Tehran shrugs off condemnation of its rights record by the US and EU as "politically-motivated". But Iran is acutely sensitive to similar criticism from the UN General Assembly where it views itself as a major player and leading light of the body's non-aligned members.

Among Ms Sotoudeh's clients was her mentor, Iran's Nobel peace laureate, Shirin Ebadi, a fellow human-rights lawyer who fled to Britain in 2009 after threats to her life.

Both were leading supporters of women's and children's rights.

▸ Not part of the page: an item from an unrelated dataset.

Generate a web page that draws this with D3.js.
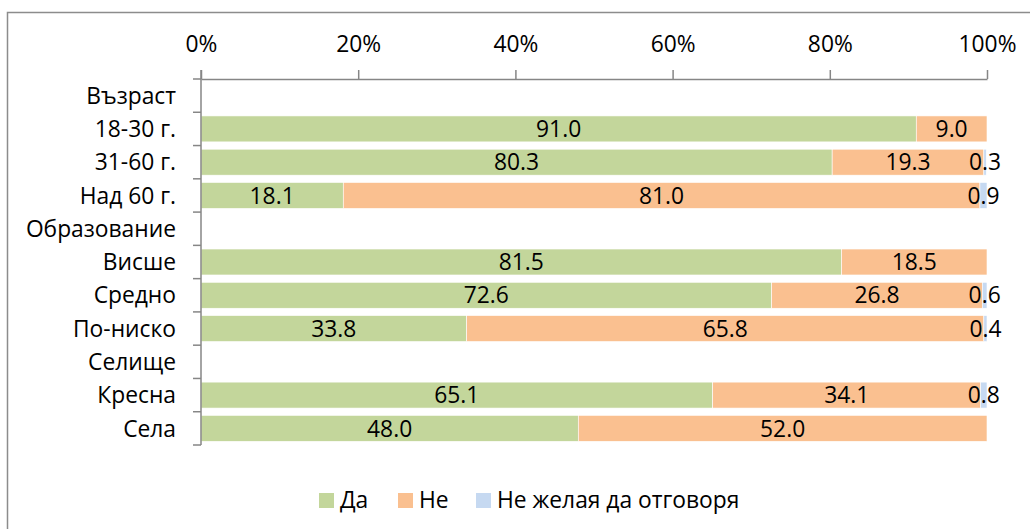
<!DOCTYPE html>
<html><head><meta charset="utf-8">
<script src="https://cdn.jsdelivr.net/npm/d3@7"></script>
<style>
html,body{margin:0;padding:0;background:#fff;}
svg{display:block;font-family:"Open Sans",sans-serif;}
</style></head>
<body>
<svg id="c" width="1030" height="529"></svg>
<script>
const categories = ["Възраст","18-30 г.","31-60 г.","Над 60 г.","Образование","Висше","Средно","По-ниско","Селище","Кресна","Села"];
const seriesNames = ["Да","Не","Не желая да отговоря"];
const da =    [null, 91.0, 80.3, 18.1, null, 81.5, 72.6, 33.8, null, 65.1, 48.0];
const ne =    [null,  9.0, 19.3, 81.0, null, 18.5, 26.8, 65.8, null, 34.1, 52.0];
const noAns = [null,  0,    0.3,  0.9, null,  0,    0.6,  0.4, null,  0.8,  0];
const tickValues = [0,20,40,60,80,100];
const colors = ["#C3D69B","#FAC090","#C6D9F1"];

const svg = d3.select("#c");
const FS = 22.8;
// outer frame
svg.append("rect").attr("x",7.5).attr("y",12.5).attr("width",1040).attr("height",540)
  .attr("fill","none").attr("stroke","#8c8c8c").attr("stroke-width",1.5);

const x = d3.scaleLinear().domain([0,100]).range([201,987]);
const y = d3.scaleBand().domain(categories).range([79,445]).paddingInner(0.22).paddingOuter(0.11);

const series = [da, ne, noAns];
const rows = categories.map((c,i)=>({cat:c, vals:series.map(s=>s[i])}));

const g = svg.append("g");
rows.forEach(r=>{
  if (r.vals[0]===null) return;
  let acc = 0;
  r.vals.forEach((v,k)=>{
    if (!v) { return; }
    const x0 = acc, x1 = acc + v;
    acc = x1;
    g.append("rect").attr("x",x(x0)).attr("y",y(r.cat)).attr("width",x(x1)-x(x0)).attr("height",y.bandwidth())
      .attr("fill",colors[k]).attr("stroke","#fff").attr("stroke-width",0.6);
  });
});
// labels
rows.forEach(r=>{
  if (r.vals[0]===null) return;
  let acc = 0;
  r.vals.forEach((v,k)=>{
    if (!v) return;
    const x0 = acc, x1 = acc + v; acc = x1;
    g.append("text").attr("x",x((x0+x1)/2)).attr("y",y(r.cat)+y.bandwidth()/2).attr("dy","0.36em")
      .attr("text-anchor","middle").attr("font-size",FS).attr("fill","#000").text(v.toFixed(1));
  });
});

// top axis
const ax = svg.append("g").attr("transform","translate(0,79)")
  .call(d3.axisTop(x).tickValues(tickValues).tickFormat(d=>d+"%").tickSize(9).tickSizeOuter(0));
ax.select(".domain").attr("stroke","#868686").attr("stroke-width",1.5);
ax.selectAll(".tick line").attr("stroke","#868686").attr("stroke-width",1.5);
ax.selectAll(".tick text").attr("font-size",FS).attr("font-family","'Open Sans',sans-serif").attr("fill","#000").attr("y",-27);

// left axis
const left = svg.append("g");
left.append("line").attr("x1",201).attr("x2",201).attr("y1",70).attr("y2",445).attr("stroke","#868686").attr("stroke-width",1.5);
const stepV = (445-79)/categories.length;
d3.range(categories.length+1).forEach(i=>{
  left.append("line").attr("x1",193).attr("x2",201).attr("y1",79+i*stepV).attr("y2",79+i*stepV).attr("stroke","#868686").attr("stroke-width",1.5);
});
categories.forEach(c=>{
  left.append("text").attr("x",176).attr("y",y(c)+y.bandwidth()/2).attr("dy","0.36em")
    .attr("text-anchor","end").attr("font-size",FS).attr("fill","#000").text(c);
});

// legend
const legX = [319,398,476];
seriesNames.forEach((n,k)=>{
  const lg = svg.append("g");
  lg.append("rect").attr("x",legX[k]).attr("y",493).attr("width",15).attr("height",15).attr("fill",colors[k]);
  lg.append("text").attr("x",legX[k]+21).attr("y",508).attr("font-size",FS).attr("fill","#000").text(n);
});
</script>
</body></html>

The regime in Tehran has long made clear it fears the well-organised activism of Iranian women, viewing their demands for equal rights as inseparable from the opposition's drive for greater democracy.

From exile, Ms Ebadi has been one of Ms Sotoudeh's staunchest defenders. "Journalists, human-rights lawyers and rights defenders held solely on account of their peaceful activities - none of these people should be in prison in the first place," she said recently, adding: "Bullying a prisoner's child or denying the prisoner family visits… only makes Iran look worse in the eyes of the world."

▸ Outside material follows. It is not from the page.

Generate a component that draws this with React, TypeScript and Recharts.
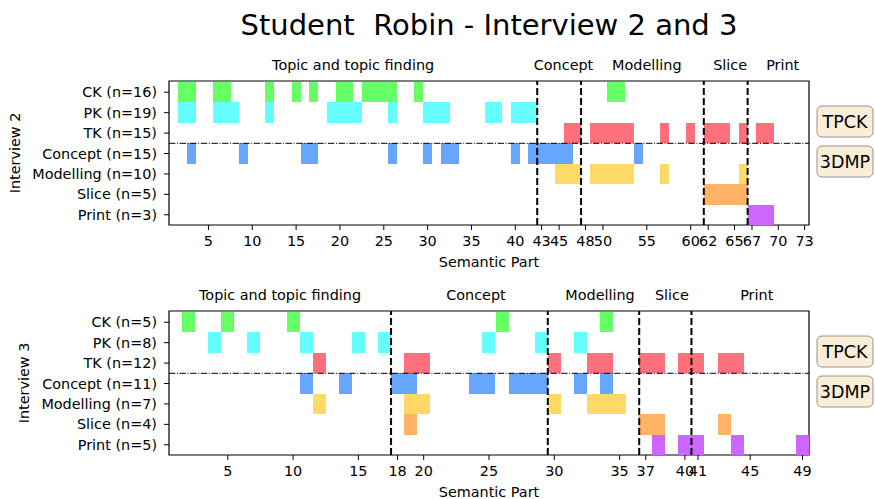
import React from 'react';
import { BarChart, Bar, XAxis, YAxis, ReferenceLine, ReferenceArea } from 'recharts';

// ---------- shared ----------
const rowNames = ['CK', 'PK', 'TK', 'Concept', 'Modelling', 'Slice', 'Print'];
const rowColors = ['#66ff66', '#66ffff', '#ff6f7c', '#66a6ff', '#ffd966', '#ffb366', '#cc66ff'];
const boxLabels = ['TPCK', '3DMP'];
const phaseNames = ['Topic and topic finding', 'Concept', 'Modelling', 'Slice', 'Print'];

// ---------- Interview 2 ----------
const i2Total = 73;
const i2CK = [2, 3, 6, 7, 12, 15, 17, 20, 21, 23, 24, 25, 26, 29, 51, 52];
const i2PK = [2, 3, 6, 7, 8, 12, 19, 20, 21, 22, 26, 30, 31, 32, 37, 38, 40, 41, 42];
const i2TK = [46, 47, 49, 50, 51, 52, 53, 57, 60, 62, 63, 64, 66, 68, 69];
const i2Concept = [3, 9, 16, 17, 26, 30, 32, 33, 40, 42, 43, 44, 45, 46, 54];
const i2Modelling = [45, 46, 47, 49, 50, 51, 52, 53, 57, 66];
const i2Slice = [62, 63, 64, 65, 66];
const i2Print = [67, 68, 69];
const i2PhaseStarts = [1, 43, 48, 62, 67];
const i2Ticks = [5, 10, 15, 20, 25, 30, 35, 40, 43, 45, 48, 50, 55, 60, 62, 65, 67, 70, 73];

// ---------- Interview 3 ----------
const i3Total = 49;
const i3CK = [2, 5, 10, 26, 34];
const i3PK = [4, 7, 11, 15, 17, 25, 29, 32];
const i3TK = [12, 19, 20, 30, 33, 34, 37, 38, 40, 41, 43, 44];
const i3Concept = [11, 14, 18, 19, 24, 25, 27, 28, 29, 32, 34];
const i3Modelling = [12, 19, 20, 30, 33, 34, 35];
const i3Slice = [19, 37, 38, 43];
const i3Print = [38, 40, 41, 44, 49];
const i3PhaseStarts = [1, 18, 30, 37, 41];
const i3Ticks = [5, 10, 15, 18, 20, 25, 30, 35, 37, 40, 41, 45, 49];

const FS = 14.4;

function buildData(total: number, rows: number[][]) {
  const out: any[] = [];
  for (let p = 1; p <= total; p++) {
    const d: any = { part: p };
    rows.forEach((r, i) => {
      d['r' + i] = r.includes(p) ? [i - 0.5, i + 0.5] : null;
    });
    out.push(d);
  }
  return out;
}

const renderBoxes = (p: any) => {
  const vb = p.viewBox;
  if (!vb) return null;
  const x = vb.x + vb.width + 8;
  const w = 56;
  return (
    <g>
      {boxLabels.map((t, i) => {
        const y = vb.y + 25 + i * 40;
        return (
          <g key={t}>
            <rect x={x} y={y} width={w} height={31} rx={5} ry={5} fill="#faeed9" stroke="#9a9288" strokeWidth={1} />
            <text x={x + w / 2} y={y + 22} textAnchor="middle" fontSize={17.5} fill="#000">{t}</text>
          </g>
        );
      })}
    </g>
  );
};

const makePhaseLabel = (name: string, shiftHalf: boolean, count: number) => (p: any) => {
  const vb = p.viewBox;
  if (!vb) return null;
  const half = shiftHalf ? vb.width / count / 2 : 0;
  return (
    <text x={vb.x + vb.width / 2 + half} y={vb.y - 11.5} textAnchor="middle" fontSize={FS} fill="#000">
      {name}
    </text>
  );
};

type TLProps = {
  total: number;
  rows: number[][];
  phaseStarts: number[];
  ticks: number[];
  ylabel: string;
  ylabelX: number;
};

function Timeline({ total, rows, phaseStarts, ticks, ylabel, ylabelX }: TLProps) {
  const data = buildData(total, rows);
  const labels = rowNames.map((n, i) => `${n} (n=${rows[i].length})`);
  const phaseEnds = phaseStarts.map((s, i) => (i < phaseStarts.length - 1 ? phaseStarts[i + 1] - 1 : total));
  return (
    <BarChart
      width={875}
      height={269}
      data={data}
      margin={{ top: 81, right: 66, left: 0, bottom: 0 }}
      barCategoryGap={0}
      barGap={0}
    >
      <XAxis
        xAxisId={0}
        dataKey="part"
        type="category"
        ticks={ticks}
        interval={0}
        height={44}
        tickSize={5}
        tickMargin={6}
        axisLine={false}
        tickLine={{ stroke: '#000' }}
        tick={{ fill: '#000', fontSize: FS }}
        label={{ value: 'Semantic Part', position: 'insideBottom', offset: 2, fill: '#000', fontSize: FS }}
      />
      {rows.slice(1).map((_, k) => (
        <XAxis key={'ax' + (k + 1)} xAxisId={k + 1} dataKey="part" type="category" hide />
      ))}
      <YAxis
        type="number"
        domain={[-0.55, 6.5]}
        reversed
        ticks={[0, 1, 2, 3, 4, 5, 6]}
        interval={0}
        width={169}
        tickSize={5}
        tickMargin={7}
        axisLine={false}
        tickLine={{ stroke: '#000' }}
        tick={{ fill: '#000', fontSize: FS }}
        tickFormatter={(v: number) => labels[v]}
        label={{
          value: ylabel,
          angle: -90,
          position: 'insideLeft',
          offset: ylabelX,
          fill: '#000',
          fontSize: FS,
          style: { textAnchor: 'middle' },
        }}
      />
      {rows.map((_, i) => (
        <Bar
          key={'bar' + i}
          xAxisId={i}
          dataKey={'r' + i}
          fill={rowColors[i]}
          isAnimationActive={false}
          shapeRendering="crispEdges"
        />
      ))}
      {phaseStarts.slice(1).map((s) => (
        <ReferenceLine key={'v' + s} x={s} position="start" stroke="#000" strokeWidth={2} strokeDasharray="7 3" />
      ))}
      <ReferenceLine y={2.5} stroke="#000" strokeWidth={1} strokeDasharray="6.4 1.6 1 1.6" />
      {phaseStarts.map((s, i) => (
        <ReferenceArea
          key={'ph' + s}
          x1={s}
          x2={phaseEnds[i]}
          y1={-0.55}
          y2={6.5}
          fill="none"
          stroke="none"
          label={makePhaseLabel(phaseNames[i], i > 0, phaseEnds[i] - s + 1)}
        />
      ))}
      <ReferenceArea y1={-0.55} y2={6.5} fill="none" stroke="#000" strokeWidth={1.2} label={renderBoxes} />
    </BarChart>
  );
}

export default function App() {
  return (
    <div
      style={{
        position: 'absolute',
        left: 0,
        top: 0,
        width: 875,
        height: 499,
        overflow: 'hidden',
        background: '#fff',
        fontFamily: '"DejaVu Sans", sans-serif',
      }}
    >
      <div style={{ position: 'absolute', left: 0, top: 0 }}>
        <Timeline
          total={i2Total}
          rows={[i2CK, i2PK, i2TK, i2Concept, i2Modelling, i2Slice, i2Print]}
          phaseStarts={i2PhaseStarts}
          ticks={i2Ticks}
          ylabel="Interview 2"
          ylabelX={14.5}
        />
      </div>
      <div style={{ position: 'absolute', left: 0, top: 230 }}>
        <Timeline
          total={i3Total}
          rows={[i3CK, i3PK, i3TK, i3Concept, i3Modelling, i3Slice, i3Print]}
          phaseStarts={i3PhaseStarts}
          ticks={i3Ticks}
          ylabel="Interview 3"
          ylabelX={23.5}
        />
      </div>
      <svg width={875} height={50} style={{ position: 'absolute', left: 0, top: 0 }}>
        <text x={489} y={35} textAnchor="middle" fontSize={29} fill="#000" style={{ whiteSpace: 'pre' }}>
          {'Student  Robin - Interview 2 and 3'}
        </text>
      </svg>
    </div>
  );
}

Ms Sotoudeh, a law graduate from the Shahid Beheshti University in Tehran, began her career focusing on the rights of youths sentenced to death for crimes they committed as minors.

But from 2009, she also dared defend dissidents arrested after president Mahmoud Ahmadinejad's "stolen" re-election in the tumultuous summer of that year.

Having jailed scores of protesters, students and journalists after mass show trials, the regime targeted lawyers who bravely represented its critics. Many were locked up or fled Iran.

Ms Sotoudeh wrote in a recent letter to her children: "I know that you require water, food, housing, a family, parents, love and visits with your mother. But just as much you need freedom, social security, the rule of law and justice."